Anne Dorval e Antoine-Olivier Pilon: um cinema que acredita nos seus actores


joao lopes
18 Dez 2014 11:55

É verdade: apesar de as novas tecnologias permitirem colocar numa imagem um milhão de figurantes que se movem mecanicamente, sem emoção nem imaginação, ainda há quem acredite que uma câmara atenta e disponível pode produzir maravilhas se der a devida atenção a… um ou dois actores!
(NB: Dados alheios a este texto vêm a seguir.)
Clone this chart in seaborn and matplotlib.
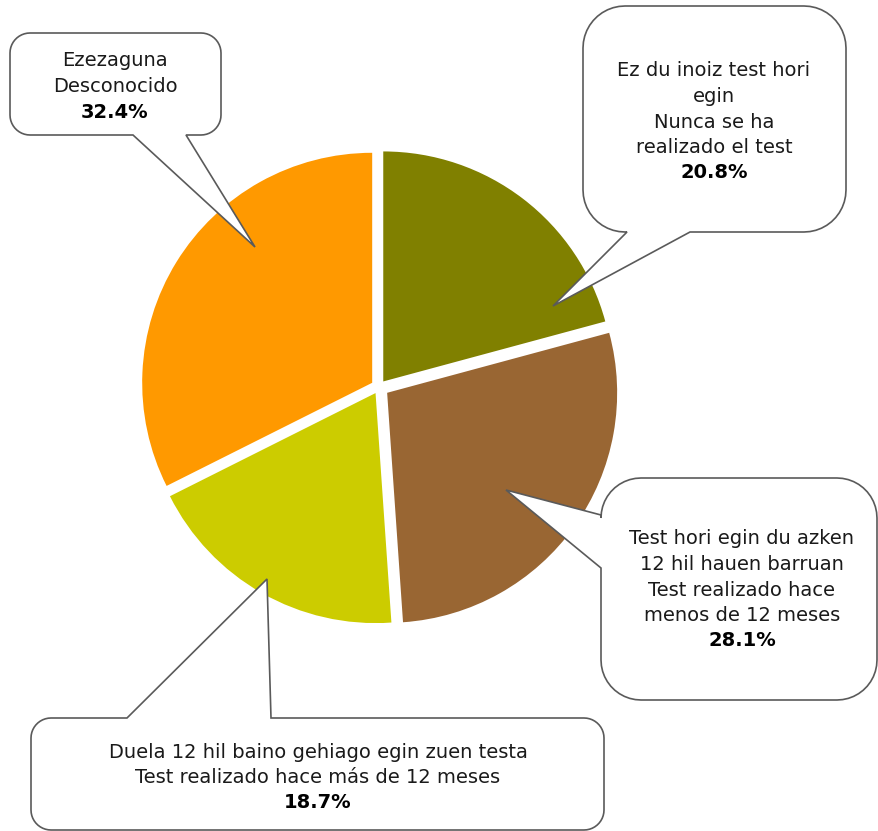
import numpy as np
import matplotlib.pyplot as plt
from matplotlib.patches import Polygon
import seaborn as sns

# Data
categories = ["never", "last_12", "more_12", "unknown"]
labels_eu = ["Ez du inoiz test hori\negin", "Test hori egin du azken\n12 hil hauen barruan",
             "Duela 12 hil baino gehiago egin zuen testa", "Ezezaguna"]
labels_es = ["Nunca se ha\nrealizado el test", "Test realizado hace\nmenos de 12 meses",
             "Test realizado hace más de 12 meses", "Desconocido"]
values = [20.8, 28.1, 18.7, 32.4]
colors = ["#808000", "#996633", "#CCCC00", "#FF9900"]

sns.set_theme(style="white")
plt.rcParams['font.family'] = ['DejaVu Sans']

W, H = 879, 831
fig = plt.figure(figsize=(W / 100, H / 100), dpi=100)
ax = fig.add_axes([0, 0, 1, 1])

# pie in pixel coordinates (y axis inverted -> counterclock in data is clockwise on screen)
# explode is in data units here, i.e. pixels
ax.pie(values, colors=colors, startangle=-90, counterclock=True,
       center=(379, 387), radius=230, explode=[7, 10, 7, 8],
       wedgeprops=dict(linewidth=0))
ax.set_aspect('auto')
ax.set_xlim(0, W)
ax.set_ylim(H, 0)
ax.axis('off')

EDGE = "#5a5a5a"


def bubble(x0, y0, x1, y1, r, side, t1, t2, tip):
    pts = []

    def arc(cx, cy, a0, a1):
        a = np.radians(np.linspace(a0, a1, 12))
        pts.extend(zip(cx + r * np.cos(a), cy + r * np.sin(a)))

    pts.append((x0 + r, y0))
    if side == "top":
        pts += [(t1, y0), tip, (t2, y0)]
    pts.append((x1 - r, y0))
    arc(x1 - r, y0 + r, -90, 0)
    pts.append((x1, y1 - r))
    arc(x1 - r, y1 - r, 0, 90)
    if side == "bottom":
        pts += [(t2, y1), tip, (t1, y1)]
    pts.append((x0 + r, y1))
    arc(x0 + r, y1 - r, 90, 180)
    if side == "left":
        pts += [(x0, t2), tip, (x0, t1)]
    pts.append((x0, y0 + r))
    arc(x0 + r, y0 + r, 180, 270)
    ax.add_patch(Polygon(pts, closed=True, fc="white", ec=EDGE, lw=1.2, zorder=5))


def box_text(cx, y_first, lines, pct, step=25.5):
    for i, line in enumerate(lines):
        ax.text(cx, y_first + i * step, line, ha="center", va="center",
                fontsize=14, color="#1a1a1a", zorder=6)
    ax.text(cx, y_first + len(lines) * step, f"{pct:.1f}%", ha="center", va="center",
            fontsize=14, fontweight="bold", color="black", zorder=6)


# callouts
bubble(583, 6, 846, 232, 42, "bottom", 627, 690, (553, 306))
bubble(601, 478, 877, 700, 40, "left", 515, 568, (506, 490))
bubble(31, 718, 604, 830, 20, "top", 127, 271, (267, 579))
bubble(10, 33, 221, 135, 20, "bottom", 133, 186, (255, 247))

centers = [(714, 71), (742, 539), (318, 752), (115, 61)]
for (cx, cy), eu, es, v in zip(centers, labels_eu, labels_es, values):
    lines = eu.split("\n") + es.split("\n")
    box_text(cx, cy, lines, v)

fig.savefig("out.png", dpi=100)
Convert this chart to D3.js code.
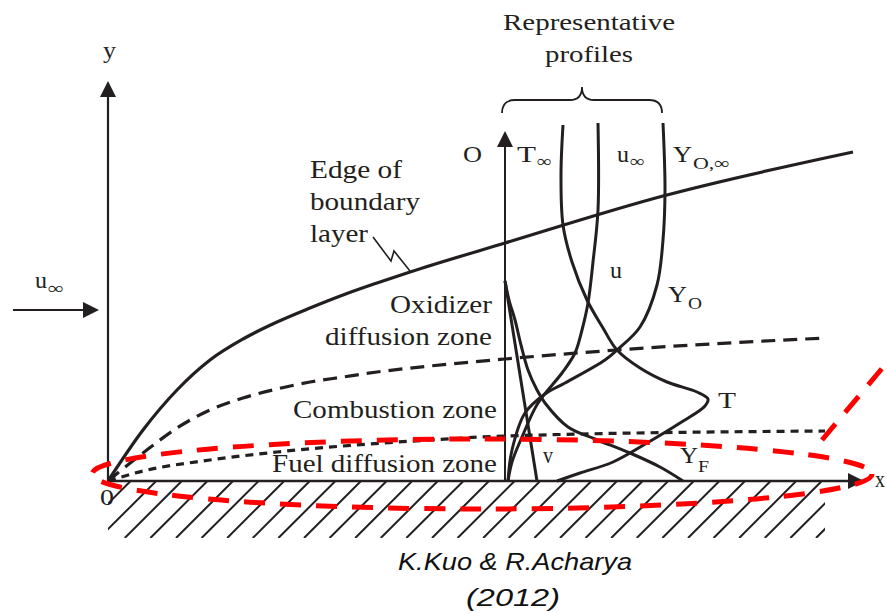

Veja-se o vibrante Antoine-Olivier Pilon no filme "Mamã", interpretando um rapaz de comportamento errático, por vezes violento. Observe-se Anne Dorval, espantosa e rara actriz a compor a personagem da sua mãe, perdida entre as atribulações do filho e as limitações do orçamento familiar. Veja-se ainda Suzanne Clément, assumindo a figura da vizinha que, afinal, vai desempenhar um papel crucial na relação mãe/filho…
São presenças inesquecíveis de um filme que, além do mais, confirma o talento, a versatilidade e a subtileza de um jovem autor canadiano, Xavier Dolan, que continua a surpreender-nos. Afinal de contas, ele tem 25 anos e, através de títulos como "Amores Imaginários" (2010), "Laurence para Sempre" (2012) ou "Tom na Quinta" (2013) — o primeiro e o terceiro também por ele protagonizados — tem construído um universo de histórias íntimas, tocantes, metodicamente fiéis à mais nobre tradição melodramática.
Dolan trabalha, assim, sobre um território particularmente difícil, o das relações familiares, recusando qualquer moralismo formatado pelas normas telenovelescas. "Mamã" (prémio do júri, em Cannes, ex-aequo com "Adeus à Linguagem", de Jean-Luc Godard) é um retrato exemplar das novas famílias que nascem da interrogação dos tradicionais valores familiares e, ao mesmo tempo, inseparavelmente, um objecto de rara atenção à complexidade da dimensão humana.